La condanna dei giornalisti della rivista “Gente” sulla morte di Tobagi, viola l’articolo 10 della Convenzione (CEDU, sez. I, sent. 16 gennaio 2020, ric. n. 59347/11)

La Corte EDU è intervenuta sul caso Mogosso e Brindani, che ritengono vi sia stata un’interferenza, da parte del governo italiano, con il loro diritto alla libertà di espressione. Questi hanno richiesto alla Corte di determinare se in qualità di giornalisti avessero il diritto/dovere di informare l’opinione pubblica, se l’opinione pubblica avesse il diritto di essere informata e, se i motivi adottati dai giudici nazionali fossero sufficienti e pertinenti a giustificare la loro condanna. Il caso attiene alla pubblicazione, nel 2004, sulla nota rivista “Gente”, di un articolo sulla morte del giornalista Walter Tobagi, ucciso nel 1980 da un gruppo terroristico.
L’articolo contestato affermava che Tobagi poteva essere salvato, in quanto, secondo la persona intervistata, l’arma dei Carabinieri era venuta a conoscenza, grazie ad un informatore, dell’attentato terroristico che stava per essere compiuto.
Per il governo italiano, i ricorrenti non hanno rispettato il dovere di presentare informazioni precise e credibili, non avendo agito nel rispetto dell’etica della professione giornalistica.
La Corte osserva che i fatti narrati nell’articolo impugnato si riferiscono indubbiamente ad un argomento di interesse generale, che alimenta il dibattito pubblico su fatti controversi della storia italiana contemporanea, vale a dire l’assassinio di un noto giornalista da parte di un gruppo terroristico.
Oltre alla funzione della stampa di divulgare informazioni ed idee su questioni di interesse pubblico, bisogna considerare che c’è anche il diritto per il pubblico di riceverle.
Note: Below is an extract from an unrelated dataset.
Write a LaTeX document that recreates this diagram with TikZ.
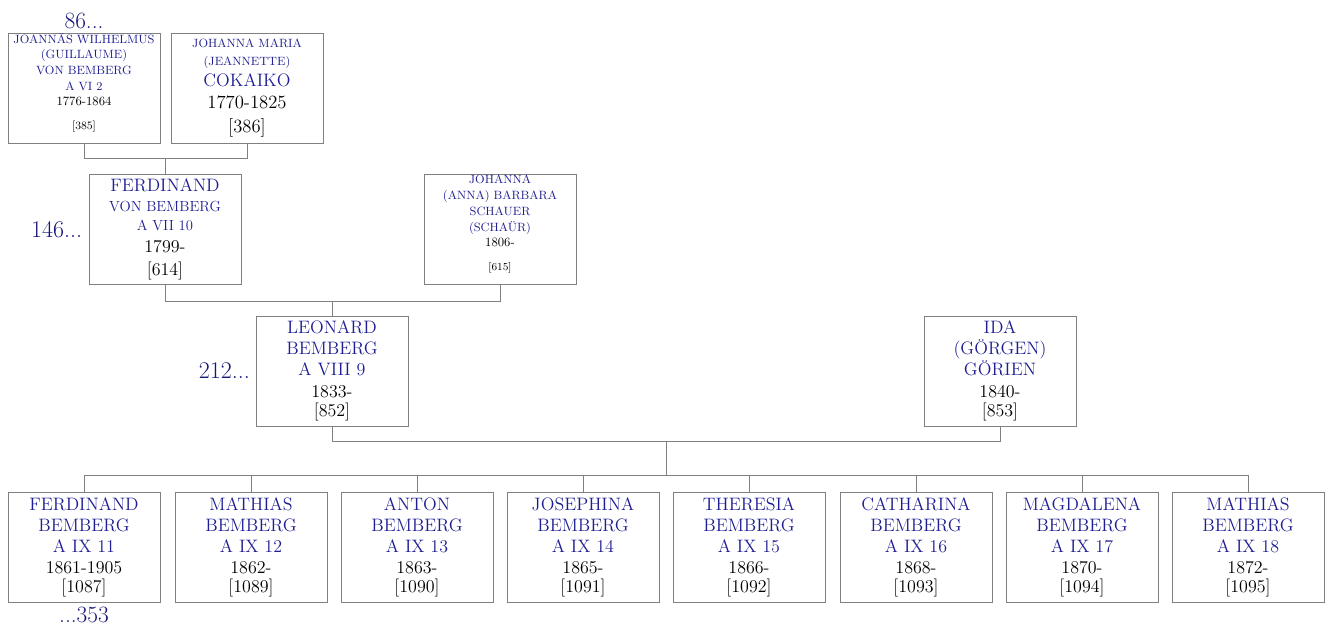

Per ciò che attiene allo status delle persone destinatarie delle osservazioni contestate, le dichiarazioni controverse non riguardano gli aspetti della loro vita privata, ma la loro attività professionale. Pertanto, i giudici ritengono che il tono generale dell’articolo non sia offensivo e che il suo contenuto non fosse mirato a ledere l’immagine dei due ufficiali chiamati in causa. Infatti, così come riportato dall’articolo stesso, lo scopo perseguito è stato solo quello di mettere in discussione il funzionamento dell’Arma dei Carabinieri durante gli “anni di piombo”. Per ciò che attiene alle notizie di stampa basate su interviste, la Corte ricorda che è necessario distinguere le dichiarazioni rese dal giornalista da quelle che, invece, sono citazioni di terzi. Punire un giornalista per la diffusione di dichiarazione rese da terzi, ostacolerebbe seriamente il contributo della stampa alla discussione di problemi di interesse generale e non potrebbe essere concepito senza ragioni particolarmente serie. La Corte conclude che la condanna dei ricorrenti costituisce un’interferenza sproporzionata con il diritto alla libertà di espressione sancito dall’articolo 10 della Convenzione.